Sorry I don’t get the point or the relevance of your long billionaire analogy. Keep it simple please.
The bit about the billiionaire analogy is to point out that for God to truly demonstrate sacrificial love, the situation has to arise in which He can do so.
God is the billiionaire. We are the beneficiaries. Since everything belongs to God, it is fairly easy for Him to just give us things - good health, the sun rising tomorrow, fertile soil, good weather, fossil fuel just laid on so we can go through the industrial stage, intelligence, creativity, family life, etc. etc. It all comes from Him.
But that doesn’t cost Him much. Feeding a crowd of 5000 and changing water into wine seemed to take very little effort on His part. The sudden drying of ground and clothes at Fatima in on October 13 in 1917 after days of rain should have required about the same energy as a 2 megaton nuclear explosion according to scientists. Yet all God just pulled the ace out of his sleeve, and hey presto, it was done. How much did it cost Him? Not much as far as I can see.
But dying on a cross did cost Him. The Billionaire paid in a way that demonstrated His love. And that could only have happened in a world which required it.
That cut deep.
Hence His plan necessitated a fall, regardless of how that came about. Without the fall, He could not demonstrate the depth of His sacrificial love.

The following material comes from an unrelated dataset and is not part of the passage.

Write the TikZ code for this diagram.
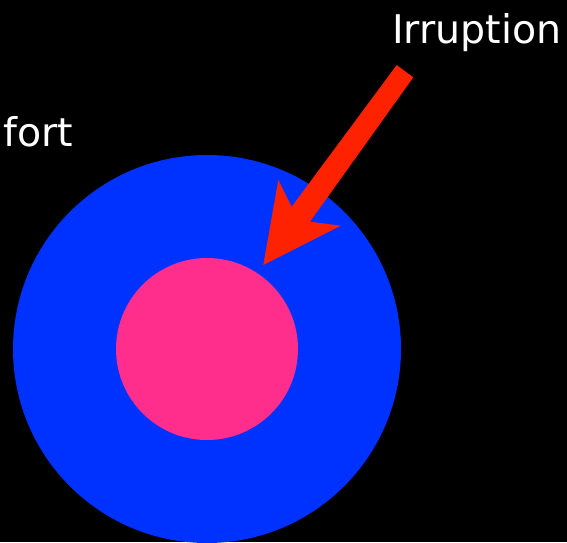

As Paul wrote, “God has bound all men over to disobedience, so that He might have mercy on them all” (or something similar). And how did God show mercy? By suffering an incredibly painful and humiliating death on our behalf.
The Fall was a part of His plan. In that respect He is responsible. Yet we are responsible for our own actions. Hence my father could say, “I always was doomed” and yet also admit, in the same exchange, “I was WILLING”.
Was Hitler predestined? I think he was. I’m always bemused by how a one-time bohemian artist bumming around Vienna circa 1908 for about 5 years and selling post cards for a living could within 32 years become the brutal dictator of most of Europe.